--- Start of Given information ---

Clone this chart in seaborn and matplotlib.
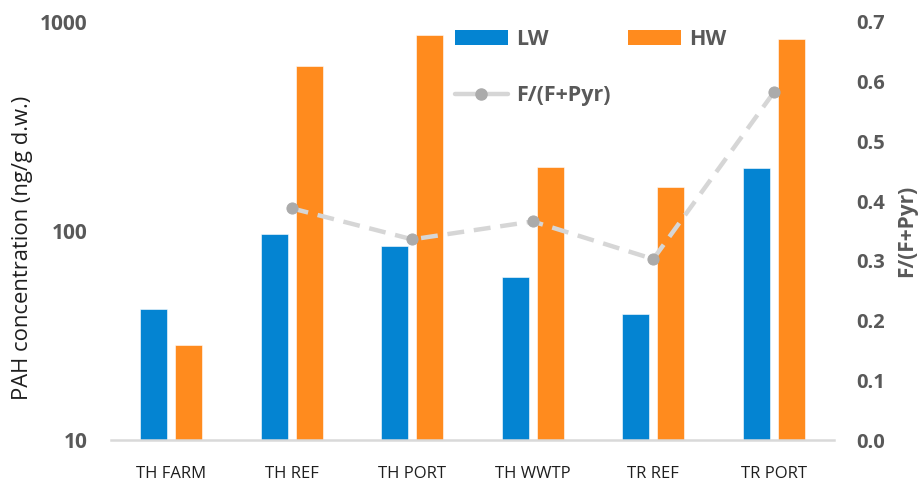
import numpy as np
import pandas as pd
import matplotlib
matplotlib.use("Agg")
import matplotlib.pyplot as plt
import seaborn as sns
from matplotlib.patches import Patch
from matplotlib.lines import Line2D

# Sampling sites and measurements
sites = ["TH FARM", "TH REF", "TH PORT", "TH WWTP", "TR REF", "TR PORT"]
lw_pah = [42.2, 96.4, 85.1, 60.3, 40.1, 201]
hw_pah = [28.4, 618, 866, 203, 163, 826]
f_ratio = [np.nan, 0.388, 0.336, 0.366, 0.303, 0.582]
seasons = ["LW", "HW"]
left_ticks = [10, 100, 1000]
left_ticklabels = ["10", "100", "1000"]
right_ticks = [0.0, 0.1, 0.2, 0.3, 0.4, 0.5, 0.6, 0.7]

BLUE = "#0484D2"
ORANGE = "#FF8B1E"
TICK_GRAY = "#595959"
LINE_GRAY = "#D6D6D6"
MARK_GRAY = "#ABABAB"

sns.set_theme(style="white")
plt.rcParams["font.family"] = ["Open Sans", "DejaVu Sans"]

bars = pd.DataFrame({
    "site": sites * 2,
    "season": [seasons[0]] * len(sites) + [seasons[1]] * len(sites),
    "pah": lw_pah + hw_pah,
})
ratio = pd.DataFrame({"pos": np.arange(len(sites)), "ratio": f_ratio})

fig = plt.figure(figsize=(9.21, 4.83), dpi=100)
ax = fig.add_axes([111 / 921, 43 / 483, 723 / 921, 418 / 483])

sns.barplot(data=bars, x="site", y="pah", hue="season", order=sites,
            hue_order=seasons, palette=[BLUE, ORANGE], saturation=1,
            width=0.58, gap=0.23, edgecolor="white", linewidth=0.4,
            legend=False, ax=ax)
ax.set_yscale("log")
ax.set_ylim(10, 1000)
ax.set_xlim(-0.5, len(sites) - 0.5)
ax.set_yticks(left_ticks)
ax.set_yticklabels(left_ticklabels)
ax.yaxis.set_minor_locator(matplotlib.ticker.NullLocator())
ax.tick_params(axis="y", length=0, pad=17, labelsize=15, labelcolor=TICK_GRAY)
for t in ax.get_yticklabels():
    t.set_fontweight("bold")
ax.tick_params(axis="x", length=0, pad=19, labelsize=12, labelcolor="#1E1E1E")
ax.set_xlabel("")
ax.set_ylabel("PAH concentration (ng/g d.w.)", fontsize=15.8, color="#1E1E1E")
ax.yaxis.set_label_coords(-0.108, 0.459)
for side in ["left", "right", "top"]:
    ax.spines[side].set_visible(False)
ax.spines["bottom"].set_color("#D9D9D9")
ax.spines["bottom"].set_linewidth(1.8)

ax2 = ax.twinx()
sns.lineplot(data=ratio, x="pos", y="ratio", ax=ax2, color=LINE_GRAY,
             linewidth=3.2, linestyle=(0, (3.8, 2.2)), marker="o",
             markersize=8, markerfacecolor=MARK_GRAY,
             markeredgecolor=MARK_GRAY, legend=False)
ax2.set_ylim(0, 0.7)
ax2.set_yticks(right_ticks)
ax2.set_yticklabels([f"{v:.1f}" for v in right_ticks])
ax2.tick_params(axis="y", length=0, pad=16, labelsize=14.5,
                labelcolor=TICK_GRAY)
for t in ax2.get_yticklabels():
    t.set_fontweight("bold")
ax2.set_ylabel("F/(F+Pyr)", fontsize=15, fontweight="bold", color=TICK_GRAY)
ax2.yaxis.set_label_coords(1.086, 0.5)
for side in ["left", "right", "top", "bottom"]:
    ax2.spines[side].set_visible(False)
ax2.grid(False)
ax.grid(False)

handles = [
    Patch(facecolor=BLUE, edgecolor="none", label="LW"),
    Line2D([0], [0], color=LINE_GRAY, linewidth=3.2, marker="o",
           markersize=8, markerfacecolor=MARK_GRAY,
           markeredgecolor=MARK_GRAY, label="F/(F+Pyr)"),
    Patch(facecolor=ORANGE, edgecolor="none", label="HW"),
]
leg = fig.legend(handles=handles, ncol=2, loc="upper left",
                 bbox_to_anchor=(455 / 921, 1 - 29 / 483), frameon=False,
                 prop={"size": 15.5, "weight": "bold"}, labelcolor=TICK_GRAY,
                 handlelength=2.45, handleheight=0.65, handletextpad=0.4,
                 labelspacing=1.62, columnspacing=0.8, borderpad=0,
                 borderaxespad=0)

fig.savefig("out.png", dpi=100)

--- End of Given information ---

Task objective: Output all of the data exactly as it stands, minus any images.

Reply to the task:
Clone this chart in seaborn and matplotlib.
import numpy as np
import pandas as pd
import matplotlib
matplotlib.use("Agg")
import matplotlib.pyplot as plt
import seaborn as sns
from matplotlib.patches import Patch
from matplotlib.lines import Line2D

# Sampling sites and measurements
sites = ["TH FARM", "TH REF", "TH PORT", "TH WWTP", "TR REF", "TR PORT"]
lw_pah = [42.2, 96.4, 85.1, 60.3, 40.1, 201]
hw_pah = [28.4, 618, 866, 203, 163, 826]
f_ratio = [np.nan, 0.388, 0.336, 0.366, 0.303, 0.582]
seasons = ["LW", "HW"]
left_ticks = [10, 100, 1000]
left_ticklabels = ["10", "100", "1000"]
right_ticks = [0.0, 0.1, 0.2, 0.3, 0.4, 0.5, 0.6, 0.7]

BLUE = "#0484D2"
ORANGE = "#FF8B1E"
TICK_GRAY = "#595959"
LINE_GRAY = "#D6D6D6"
MARK_GRAY = "#ABABAB"

sns.set_theme(style="white")
plt.rcParams["font.family"] = ["Open Sans", "DejaVu Sans"]

bars = pd.DataFrame({
    "site": sites * 2,
    "season": [seasons[0]] * len(sites) + [seasons[1]] * len(sites),
    "pah": lw_pah + hw_pah,
})
ratio = pd.DataFrame({"pos": np.arange(len(sites)), "ratio": f_ratio})

fig = plt.figure(figsize=(9.21, 4.83), dpi=100)
ax = fig.add_axes([111 / 921, 43 / 483, 723 / 921, 418 / 483])

sns.barplot(data=bars, x="site", y="pah", hue="season", order=sites,
            hue_order=seasons, palette=[BLUE, ORANGE], saturation=1,
            width=0.58, gap=0.23, edgecolor="white", linewidth=0.4,
            legend=False, ax=ax)
ax.set_yscale("log")
ax.set_ylim(10, 1000)
ax.set_xlim(-0.5, len(sites) - 0.5)
ax.set_yticks(left_ticks)
ax.set_yticklabels(left_ticklabels)
ax.yaxis.set_minor_locator(matplotlib.ticker.NullLocator())
ax.tick_params(axis="y", length=0, pad=17, labelsize=15, labelcolor=TICK_GRAY)
for t in ax.get_yticklabels():
    t.set_fontweight("bold")
ax.tick_params(axis="x", length=0, pad=19, labelsize=12, labelcolor="#1E1E1E")
ax.set_xlabel("")
ax.set_ylabel("PAH concentration (ng/g d.w.)", fontsize=15.8, color="#1E1E1E")
ax.yaxis.set_label_coords(-0.108, 0.459)
for side in ["left", "right", "top"]:
    ax.spines[side].set_visible(False)
ax.spines["bottom"].set_color("#D9D9D9")
ax.spines["bottom"].set_linewidth(1.8)

ax2 = ax.twinx()
sns.lineplot(data=ratio, x="pos", y="ratio", ax=ax2, color=LINE_GRAY,
             linewidth=3.2, linestyle=(0, (3.8, 2.2)), marker="o",
             markersize=8, markerfacecolor=MARK_GRAY,
             markeredgecolor=MARK_GRAY, legend=False)
ax2.set_ylim(0, 0.7)
ax2.set_yticks(right_ticks)
ax2.set_yticklabels([f"{v:.1f}" for v in right_ticks])
ax2.tick_params(axis="y", length=0, pad=16, labelsize=14.5,
                labelcolor=TICK_GRAY)
for t in ax2.get_yticklabels():
    t.set_fontweight("bold")
ax2.set_ylabel("F/(F+Pyr)", fontsize=15, fontweight="bold", color=TICK_GRAY)
ax2.yaxis.set_label_coords(1.086, 0.5)
for side in ["left", "right", "top", "bottom"]:
    ax2.spines[side].set_visible(False)
ax2.grid(False)
ax.grid(False)

handles = [
    Patch(facecolor=BLUE, edgecolor="none", label="LW"),
    Line2D([0], [0], color=LINE_GRAY, linewidth=3.2, marker="o",
           markersize=8, markerfacecolor=MARK_GRAY,
           markeredgecolor=MARK_GRAY, label="F/(F+Pyr)"),
    Patch(facecolor=ORANGE, edgecolor="none", label="HW"),
]
leg = fig.legend(handles=handles, ncol=2, loc="upper left",
                 bbox_to_anchor=(455 / 921, 1 - 29 / 483), frameon=False,
                 prop={"size": 15.5, "weight": "bold"}, labelcolor=TICK_GRAY,
                 handlelength=2.45, handleheight=0.65, handletextpad=0.4,
                 labelspacing=1.62, columnspacing=0.8, borderpad=0,
                 borderaxespad=0)

fig.savefig("out.png", dpi=100)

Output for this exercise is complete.